Justin and I spent so much time arguing about this. I couldn’t make him understand that part of having confidence was just the fact that you feel that you look your best. His argument was that if I loved him, I would love him regardless of what he wore. And i wanted that to be true, but lets face it, I’m a snobby bitch. I want someone who looks good, at least in my eyes. I want someone that when I look at, I want to pounce. I want someone who /cares/ about how they look. i tried, really, really hard to not make this an issue, but I couldn’t help it. I felt guilty because it felt like i was being shallow — but when i talked to other people about this little problem, they assured me I wasn’t. Part of feeling good about yourself is how you dress and thus how you present yourself to the world. I’ve always made the correlation that on days when I’m feeling less than good about myself, it’s mainly having to do with how i look. Now honestly, no ones other opinions do matter other than your own — and this was justins biggest argument to me. That if he was comfortable and felt comfortable with himself, why was I making a big deal? The problem was that I knew (because he told me often enough) that he wasn’t comfortable with himself. He would bitch about the weight he gained and then go eat. Or lie on the couch. His lack of motivation, passion and drive drove me nuts. (Intoxicated by your aggression, I offer you my one possession). The arguments would subside and sooner or later would start all over again. This is one of the reasons why I never wanted to do anything with him: he didn’t feel the need to put on anything other than this icky orange t-shirt that was nearly a rag and icky shorts. I would spend the time getting beautiful and I felt like I was going out with my brother. Hell, even my brother had style. He loves Nautica. He takes somewhat good care of himself. He has pride in how he looks.

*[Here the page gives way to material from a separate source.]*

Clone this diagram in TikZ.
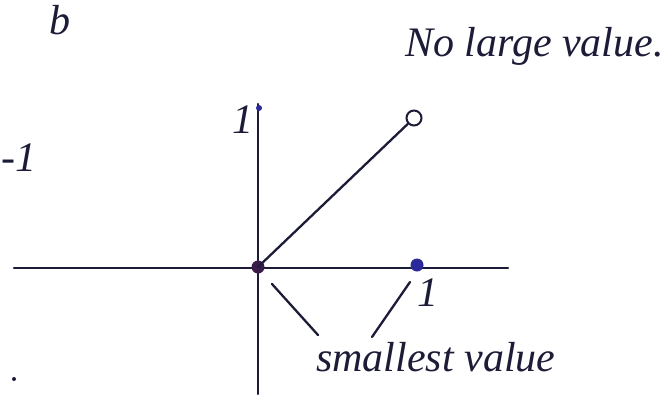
\documentclass[tikz,border=0pt]{standalone}
\usepackage{fontspec}
\setmainfont{Liberation Serif}
\begin{document}
\begin{tikzpicture}[x=1pt,y=-1pt,
  ink/.style={draw=inkc,line width=2.3pt,line cap=round},
  hand/.style={text=inkc,font=\itshape\fontsize{42}{44}\selectfont,inner sep=0pt},
  dotf/.style={circle,fill=#1,inner sep=0pt,minimum size=13pt}]
\definecolor{inkc}{HTML}{1C1C38}
\definecolor{dotb}{HTML}{2A2A9A}
\definecolor{doto}{HTML}{3A1A4A}
\useasboundingbox (0,0) rectangle (667,394);
\clip (0,0) rectangle (667,394);
% axes
\coordinate (xl) at (14,268);
\coordinate (xr) at (508,268);
\coordinate (yt) at (258,104);
\coordinate (yb) at (258,394);
\draw[ink] (xl) -- (xr);
\draw[ink] (yt) -- (yb);
% points
\node[dotf=doto] (o) at (258,267) {};
\node[dotf=dotb] (p1) at (417,265) {};
\node[circle,draw=inkc,line width=2pt,inner sep=0pt,minimum size=15pt] (q) at (414,118) {};
\node[circle,fill=dotb,inner sep=0pt,minimum size=6pt] (t1) at (259,108) {};
\draw[ink] (o.center) -- (q);
% labels
\node[hand] (l1) at (243,120) {1};
\node[hand] (lx1) at (428,293) {1};
\node[hand,anchor=west] (lm1) at (1,158) {-1};
\node[hand,anchor=north] (lb) at (60,5) {b};
\node[hand,anchor=west] (nl) at (405,46) {No large value.};
\node[hand,anchor=west] (sv) at (316,357) {smallest value};
\node[circle,fill=inkc,inner sep=0pt,minimum size=4pt] (dt) at (14,379) {};
% pointers
\coordinate (a1) at (272,284);
\coordinate (a2) at (318,335);
\coordinate (b1) at (410,282);
\coordinate (b2) at (372,337);
\draw[ink] (a1) -- (a2);
\draw[ink] (b1) -- (b2);
\end{tikzpicture}
\end{document}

And i don’t want to hear about how being prideful is sinful or whatever lame argument that is presented. Cos you know what bub? No one is gonna give a shit but yourself. It’s true. Only you and you alone can make the changes and become what you are.

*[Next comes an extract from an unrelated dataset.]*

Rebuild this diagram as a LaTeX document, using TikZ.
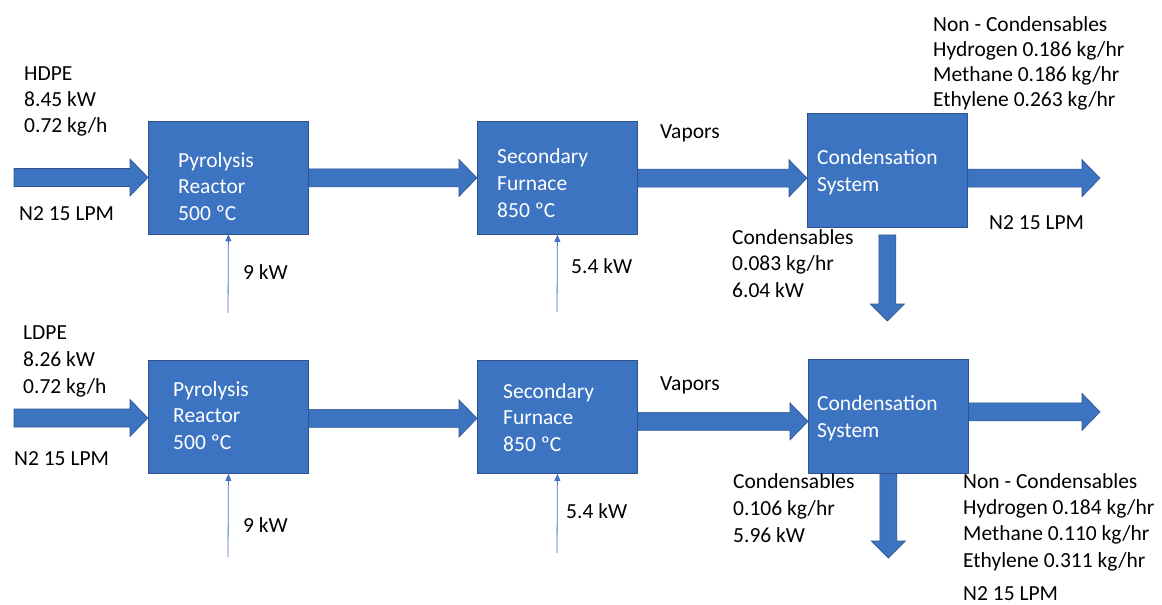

okay, i diverting from the subject.
back on track lisa! whip!
and so it’s much later.
today consisted of me bolstering peoples ego, helping friends out and sitting on my fat ass all damn day. justin and i had gotten into a huge argument earlier this afternoon because i had wanted him to help around the house. many may remember months ago when i had spoken of this very same subject: the plan was devised of a chart of which days on who does chores. This helped out for awhile and then we broke up and we both slide down the hill. For awhile I hadn’t cared much because the house wasn’t falling into the pit of despair it once was — but looking back now i realize i just accepted it for what it was. But I’m fucking annoyed with it. I’m tired of picking things up. So i attempted to rouse Justin’s ass off the couch and he picked a fight with me. And we were arguing in the bathroom and he backed me up against the wall and yelling at me — and i told him he was scaring me. he knows not to yell at me and he commented “don’t worry, I’m not gonna hurt you” — and even if it WERE true — I just felt so damn defenseless standing there.
living with men suck.
i had this long diatribe in my head about beauty and how we appreciate it and i find that now that the day is gone, so am i.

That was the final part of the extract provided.